The researchers’ approach aims to harness diffusion models, which have demonstrated strong performance in tasks such as text-to-image synthesis, to generate a policy network as a conditional denoising diffusion process. This process refines noise into structured parameters consistently, allowing the diffusion-based generator to uncover various policies with improved performance and a robust policy parameter space.
Existing methods in this space include Parameter Generation and Learning to Learn for Policy Learning. Parameter Generation, which has evolved from the introduction of Hypernetworks, focuses on predicting neural network weights. This alternative method involves meta-learning, aiming to develop a policy adaptable to any new task within a given task distribution.
The proposed Make-An-Agent model uses an autoencoder to compress policy networks into small latent representations based on their layer.
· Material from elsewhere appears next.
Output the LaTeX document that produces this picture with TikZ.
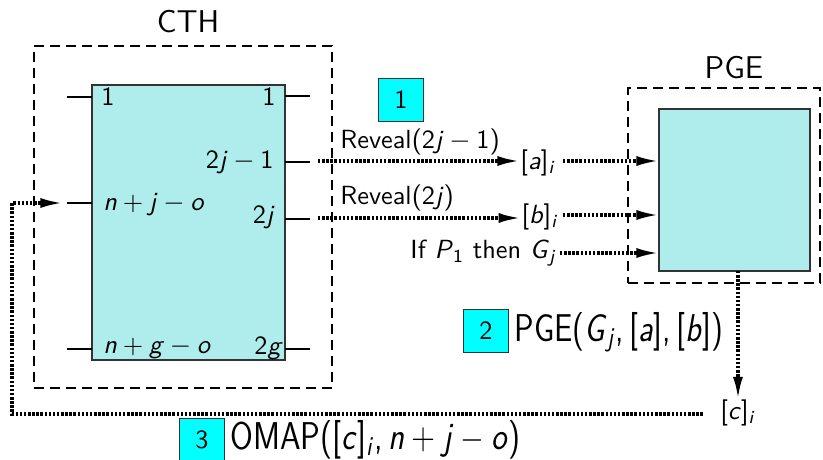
\documentclass[tikz,border=0pt]{standalone}
\usetikzlibrary{arrows.meta}
\definecolor{pale}{RGB}{175,236,236}
\definecolor{numcyan}{RGB}{0,255,255}
\newcommand\myplus{\hspace{0.22em}+\hspace{0.22em}}
\newcommand\myminus{\hspace{0.22em}$-$\hspace{0.22em}}
\newcommand\mycomma{,\hspace{0.17em}}
\newcommand\vv[1]{\textit{#1}}
\begin{document}
\begin{tikzpicture}[x=0.4pt,y=-0.4pt,
  font=\sffamily\fontsize{10.5}{12}\selectfont,
  dbox/.style={draw, line width=0.6pt, dash pattern=on 4pt off 2.4pt, inner sep=0pt, outer sep=0pt},
  blk/.style={draw=black!80, fill=pale, line width=0.8pt, inner sep=0pt, outer sep=0pt},
  pin/.style={draw, line width=0.6pt},
  lab/.style={inner sep=0pt},
  num/.style={draw=black!80, line width=0.6pt, fill=numcyan, minimum width=18pt, minimum height=17.2pt, inner sep=0pt},
  dots/.style={line width=1.3pt, dash pattern=on 1pt off 0.65pt},
  arr/.style={-{Latex[length=9pt,width=4pt]}},
  big/.style={font=\sffamily\fontsize{12.6}{14}\selectfont},
  huge/.style={font=\sffamily\fontsize{15.5}{17}\selectfont}
]
\useasboundingbox (0,0) rectangle (823,460);

% CTH
\node[big] (cthlab) at (188,22) {CTH};
\node[dbox, minimum width=119.2pt, minimum height=136.8pt] (cth) at (183,217) {};
\node[blk, minimum width=77.2pt, minimum height=110pt] (circ) at (188.5,222.5) {};

% pins
\coordinate (lp1) at (67,97);
\coordinate (lp2) at (67,203);
\coordinate (lp3) at (67,349);
\coordinate (rp1) at (310,96);
\coordinate (rp2) at (310,162);
\coordinate (rp3) at (310,219);
\coordinate (rp4) at (310,349);
\draw[pin] (lp1) -- (lp1 -| circ.west);
\draw[pin] (lp2) -- (lp2 -| circ.west);
\draw[pin] (lp3) -- (lp3 -| circ.west);
\draw[pin] (rp1) -- (rp1 -| circ.east);
\draw[pin] (rp2) -- (rp2 -| circ.east);
\draw[pin] (rp3) -- (rp3 -| circ.east);
\draw[pin] (rp4) -- (rp4 -| circ.east);

% labels inside
\node[lab, anchor=west] (in1) at (101,97) {1};
\node[lab, anchor=east] (out1) at (276,97) {1};
\node[lab, anchor=east] (out2) at (274,162) {2\vv{j}\myminus 1};
\node[lab, anchor=west] (in2) at (103,205) {\vv{n}\myplus\vv{j}\myminus\vv{o}};
\node[lab, anchor=east] (out3) at (275,217) {2\vv{j}};
\node[lab, anchor=west] (in3) at (103,348) {\vv{n}\myplus\vv{g}\myminus\vv{o}};
\node[lab, anchor=east] (out4) at (283,348) {2\vv{g}};

% step 1
\node[num] (n1) at (401,100) {1};
\node[lab, anchor=west] (rv1) at (340,142) {Reveal(2\vv{j}\myminus 1)};
\node[lab, anchor=west] (rv2) at (340,198) {Reveal(2\vv{j})};
\node[lab] (a) at (538,163) {[\vv{a}]\textsubscript{\vv{i}}};
\node[lab] (b) at (540,217) {[\vv{b}]\textsubscript{\vv{i}}};
\node[lab, anchor=east] (g) at (557,253) {If \vv{P}\textsubscript{1} then \vv{G}\textsubscript{\vv{j}}};

% PGE
\node[big] (pgelab) at (734,68) {PGE};
\node[dbox, minimum width=76.8pt, minimum height=78pt] (pge) at (724,185.5) {};
\node[blk, minimum width=60.4pt, minimum height=64.8pt] (gate) at (734.5,190) {};

\coordinate (s2) at (318,161);
\coordinate (s3) at (318,218);
\draw[dots,arr] (s2) -- (s2 -| a.west);
\draw[dots,arr] (s3) -- (s3 -| b.west);
\coordinate (a2) at (563,161);
\coordinate (b2) at (563,215);
\coordinate (g2) at (560,253);
\draw[dots,arr] (a2) -- (a2 -| gate.west);
\draw[dots,arr] (b2) -- (b2 -| gate.west);
\draw[dots,arr] (g2) -- (g2 -| gate.west);

% step 2
\node[num] (n2) at (486,331) {2};
\node[huge, lab, anchor=west] (pgecall) at (514,332) {\scalebox{0.84}[1]{PGE(\vv{G}\textsubscript{\vv{j}}\mycomma[\vv{a}]\mycomma[\vv{b}])}};
\node[lab] (c) at (738,413) {[\vv{c}]\textsubscript{\vv{i}}};
\coordinate (cdown) at (738,271);
\draw[dots,arr] (cdown) -- (c.north);

% step 3
\coordinate (c2) at (703,414);
\coordinate (corner) at (12,414);
\coordinate (tipend) at (63,203);
\draw[dots,arr] (c2) -- (corner) |- (tipend);
\node[num] (n3) at (202,440) {3};
\node[huge, lab, anchor=west] (omap) at (230,440) {\scalebox{0.85}[1]{OMAP([\vv{c}]\textsubscript{\vv{i}}\mycomma\vv{n}\myplus\vv{j}\myminus\vv{o})}};
\end{tikzpicture}
\end{document}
Contrastive learning allows the connection between long-term trajectories and their outcomes or future states to be understood. An effective diffusion model is then applied based on the learned behavior embeddings to generate policy parameters, which are decoded into usable policies with the pre-trained decoder.
The performance of the Make-An-Agent model was evaluated in three continuous control domains and showed significant promise. Policies generated by Make-An-Agent outperformed those created by other methods in tasks involving tabletop manipulation and real-world locomotion tasks. The model was also able to produce policies with high performance even when given noisy trajectories, showing its robustness and adaptability to environmental randomness.
Moving forward, due to the limitations caused by the large number of parameters involved, the researchers aim to explore more diverse policy networks and investigate more flexible methods of generating parameters. The researchers believe that their groundbreaking Make-An-Agent model is a step forward in utilizing behavior-to-policy generation and has the potential for significant application in the real world.